The takeaway for employers should be that, particularly if they are in a non-healthcare industry, they should carefully consider the potential legal impediments to imposing an across-the-board COVID-19 vaccination requirement. Additionally, employers should carefully watch for further guidance from the EEOC and OSHA.
As we await a COVID-19 vaccine, there are other legal considerations for employers to contemplate about any potential mandatory vaccination requirement.
For instance, does the employer have any employees represented by a union? It is likely that any imposition of a COVID-19 vaccination requirement could be a mandatory subject of bargaining with the union — depending upon the particular collective bargaining agreement and bargaining history at issue.
Further, businesses need to recognize that they may operate in a state that has restrictions on vaccination requirements. Notably, employers also need to recognize that the opposite may prove true — that is, governmental entities, whether they be state or federal, may seek to impose a vaccination requirement. Certainly, any government-imposed rule would lead to complicated and prolonged litigation.
Additionally, employers should consider the potential for workers compensation claims over adverse reactions to a vaccine. An employer should, at least, inquire with their workers compensation insurance providers as to how those claims would be handled under the states laws in which the employer operates.

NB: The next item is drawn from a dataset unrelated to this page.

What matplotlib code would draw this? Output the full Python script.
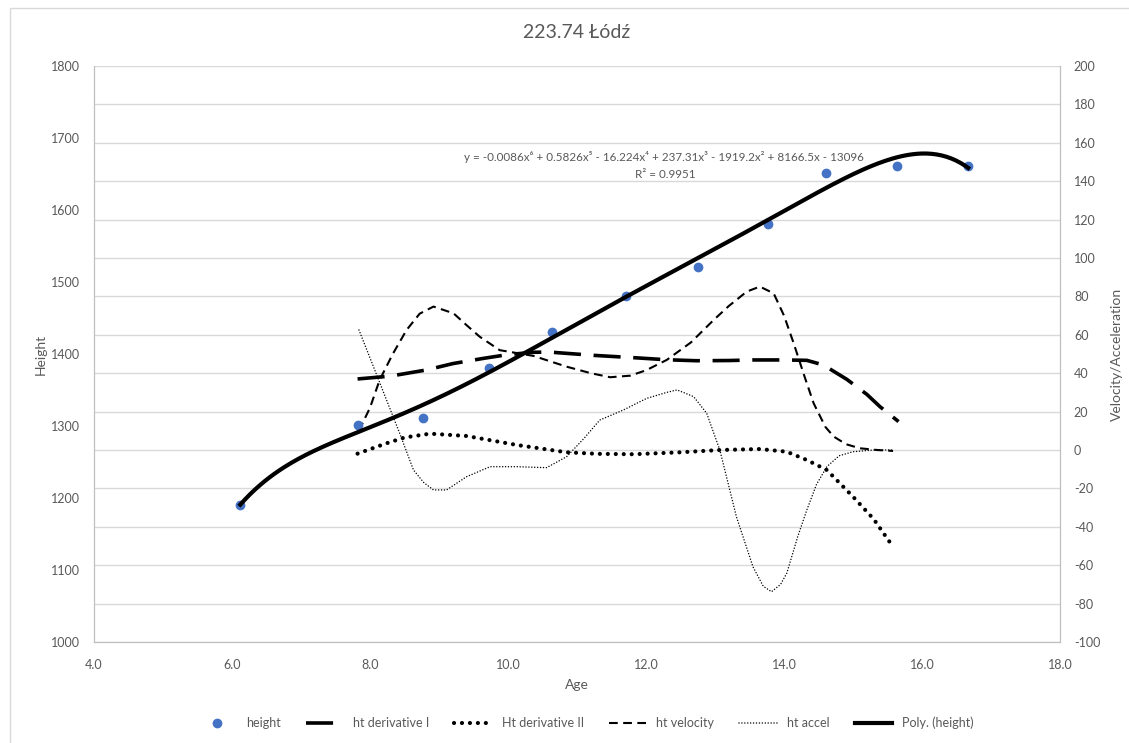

Finally, businesses may want to consider approaches short of an across-the-board vaccination requirement. For instance, an employer might consider a policy which requires an employee to either receive the vaccine or continue to wear a face mask as an alternative. Sometimes hospitals have taken that approach with patient care employees who, based upon religious or medical concerns, have refused to take the flu vaccine. Notably, even this more modest approach may lead to litigation or other legal challenges.
What is clear is that now is the time for businesses to begin to consider these questions.